- _Information shown_:
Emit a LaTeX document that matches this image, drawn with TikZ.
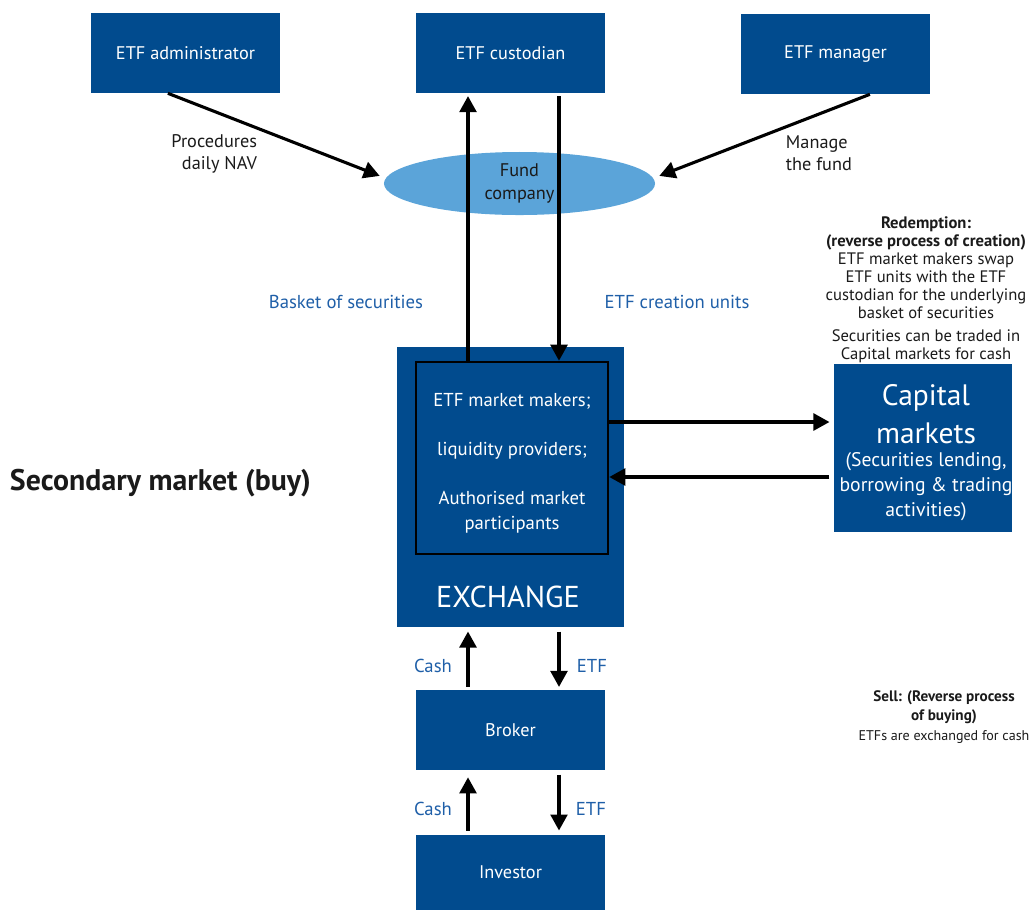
\documentclass[tikz,border=0pt]{standalone}
\usepackage{fontspec}
\setmainfont{PT Sans}
\usetikzlibrary{arrows.meta,shapes.geometric,positioning}
\definecolor{etfblue}{HTML}{014B8E}
\definecolor{fundblue}{HTML}{5BA4D9}
\definecolor{labelblue}{HTML}{1F5FA8}
\definecolor{inktext}{HTML}{1A1A1A}
\newcommand{\capbig}{\fontsize{21}{26}\selectfont}
\newcommand{\capsmall}{\fontsize{14}{17.8}\selectfont}

\tikzset{
	box/.style={fill=etfblue, text=white, minimum width=4.725cm, minimum height=2cm, inner sep=0pt, align=center, font=\fontsize{13}{15}\selectfont},
	arr/.style={line width=2.2pt, -{Triangle[length=0.4cm,width=0.42cm]}},
	flow/.style={text=labelblue, font=\fontsize{13.3}{15}\selectfont},
	note/.style={text=inktext, align=center, font=\fontsize{11.8}{12.8}\selectfont}
}

\begin{document}
\begin{tikzpicture}[x=0.025cm, y=-0.025cm]
			%%%%% START %%%%%
			\useasboundingbox (0,0) rectangle (1033,910);
			
			\node[box] (admin) at (185.5,53) {ETF administrator};
			\node[box] (cust) at (510.5,53) {ETF custodian};
			\node[box] (mgr) at (835.5,54) {ETF manager};
			
			\node[ellipse, fill=fundblue, text=inktext, minimum width=6.775cm, minimum height=1.575cm, inner sep=0pt, align=center, font=\fontsize{13}{16.5}\selectfont] (fund) at (519.5,183.5) {Fund\\company};
			
			\node[text=inktext, align=right, anchor=east, font=\fontsize{13}{15.6}\selectfont] (nav) at (262,154) {Procedures\\daily NAV};
			\node[text=inktext, align=left, anchor=west, font=\fontsize{13}{15.6}\selectfont] (manage) at (781,153) {Manage\\the fund};
			
			\draw[arr] ([xshift=-0.44cm]admin.south) -- ([xshift=-0.1cm, yshift=0.19cm]fund.west);
			\draw[arr] ([xshift=0.86cm]mgr.south) -- ([xshift=0.1cm, yshift=0.19cm]fund.east);
			
			% exchange block
			\node[fill=etfblue, minimum width=5.675cm, minimum height=7cm, inner sep=0pt] (exch) at (510.5,487) {};
			\node[draw=black, line width=1.8pt, fill=etfblue, minimum width=4.8cm, minimum height=4.8cm, inner sep=0pt] (inner) at (512,458) {};
			\node[text=white, align=center, font=\fontsize{13.3}{17.8}\selectfont] (makers) at (512,463)
				{ETF market makers;\\[0.6cm] liquidity providers;\\[0.6cm] Authorised market\\participants};
			\node[text=white, font=\fontsize{21.5}{24}\selectfont] (exlabel) at (508,597) {EXCHANGE};
			
			\coordinate (upx) at (468,0);
			\coordinate (dnx) at (559,0);
			\draw[arr, shorten >=2pt] (inner.north -| upx) -- (cust.south -| upx);
			\draw[arr, shorten <=2pt] (cust.south -| dnx) -- (inner.north -| dnx);
			
			\node[flow] (basket) at (346,302) {Basket of securities};
			\node[flow] (units) at (677,302) {ETF creation units};
			
			% capital markets
			\node[fill=etfblue, minimum width=4.45cm, minimum height=4.2cm, inner sep=0pt] (cap) at (923,448) {};
			\node[text=white, align=center, font=\capsmall] (captext) at (926,453)
				{\capbig Capital\\[0.25cm]\capbig markets\\[-0.05cm]\capsmall (Securities lending,\\borrowing \& trading\\activities)};
			
			\coordinate (ry) at (0,422);
			\coordinate (ly) at (0,477);
			\draw[arr, shorten >=3pt] (inner.east |- ry) -- (cap.west |- ry);
			\draw[arr, shorten <=3pt] (cap.west |- ly) -- (inner.east |- ly);
			
			\node[note, anchor=north] (redeem) at (926,212)
				{\textbf{Redemption:}\\\textbf{(reverse process of creation)}\\ETF market makers swap\\ETF units with the ETF\\custodian for the underlying\\basket of securities\\[0.12cm]Securities can be traded in\\Capital markets for cash};
			
			\node[text=inktext, anchor=west, font=\fontsize{21.2}{24}\selectfont\bfseries] (secondary) at (5,483) {Secondary market (buy)};
			
			% broker and investor
			\node[box] (broker) at (510.5,730) {Broker};
			\node[box, minimum height=1.875cm] (investor) at (510.5,872.5) {Investor};
			
			\draw[arr, shorten <=2pt, shorten >=3pt] (broker.north -| upx) -- (exch.south -| upx);
			\draw[arr, shorten <=3pt, shorten >=2pt] (exch.south -| dnx) -- (broker.north -| dnx);
			\draw[arr, shorten <=3pt, shorten >=5pt] (investor.north -| upx) -- (broker.south -| upx);
			\draw[arr, shorten <=3pt, shorten >=3pt] (broker.south -| dnx) -- (investor.north -| dnx);
			
			\node[flow] (cash1) at (433,666) {Cash};
			\node[flow] (etf1) at (592,666) {ETF};
			\node[flow] (cash2) at (433,809) {Cash};
			\node[flow] (etf2) at (591,809) {ETF};
			
			\node[note, font=\fontsize{10.8}{14}\selectfont] (sell) at (944,717)
				{\textbf{Sell: (Reverse process}\\\textbf{of buying)}\\\fontsize{10}{14}\selectfont ETFs are exchanged for cash};
			%%%%% END %%%%%
\end{tikzpicture}
\end{document}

- _Stated problem_: Begin at the first line of the data above and repeat each line exactly, stopping after the line containing "-- ([xshift=0.1cm, yshift=0.19cm]fund.east);". Omit the pictures.

- _Finished exercise_:
Emit a LaTeX document that matches this image, drawn with TikZ.
\documentclass[tikz,border=0pt]{standalone}
\usepackage{fontspec}
\setmainfont{PT Sans}
\usetikzlibrary{arrows.meta,shapes.geometric,positioning}
\definecolor{etfblue}{HTML}{014B8E}
\definecolor{fundblue}{HTML}{5BA4D9}
\definecolor{labelblue}{HTML}{1F5FA8}
\definecolor{inktext}{HTML}{1A1A1A}
\newcommand{\capbig}{\fontsize{21}{26}\selectfont}
\newcommand{\capsmall}{\fontsize{14}{17.8}\selectfont}

\tikzset{
	box/.style={fill=etfblue, text=white, minimum width=4.725cm, minimum height=2cm, inner sep=0pt, align=center, font=\fontsize{13}{15}\selectfont},
	arr/.style={line width=2.2pt, -{Triangle[length=0.4cm,width=0.42cm]}},
	flow/.style={text=labelblue, font=\fontsize{13.3}{15}\selectfont},
	note/.style={text=inktext, align=center, font=\fontsize{11.8}{12.8}\selectfont}
}

\begin{document}
\begin{tikzpicture}[x=0.025cm, y=-0.025cm]
			%%%%% START %%%%%
			\useasboundingbox (0,0) rectangle (1033,910);
			
			\node[box] (admin) at (185.5,53) {ETF administrator};
			\node[box] (cust) at (510.5,53) {ETF custodian};
			\node[box] (mgr) at (835.5,54) {ETF manager};
			
			\node[ellipse, fill=fundblue, text=inktext, minimum width=6.775cm, minimum height=1.575cm, inner sep=0pt, align=center, font=\fontsize{13}{16.5}\selectfont] (fund) at (519.5,183.5) {Fund\\company};
			
			\node[text=inktext, align=right, anchor=east, font=\fontsize{13}{15.6}\selectfont] (nav) at (262,154) {Procedures\\daily NAV};
			\node[text=inktext, align=left, anchor=west, font=\fontsize{13}{15.6}\selectfont] (manage) at (781,153) {Manage\\the fund};
			
			\draw[arr] ([xshift=-0.44cm]admin.south) -- ([xshift=-0.1cm, yshift=0.19cm]fund.west);
			\draw[arr] ([xshift=0.86cm]mgr.south) -- ([xshift=0.1cm, yshift=0.19cm]fund.east);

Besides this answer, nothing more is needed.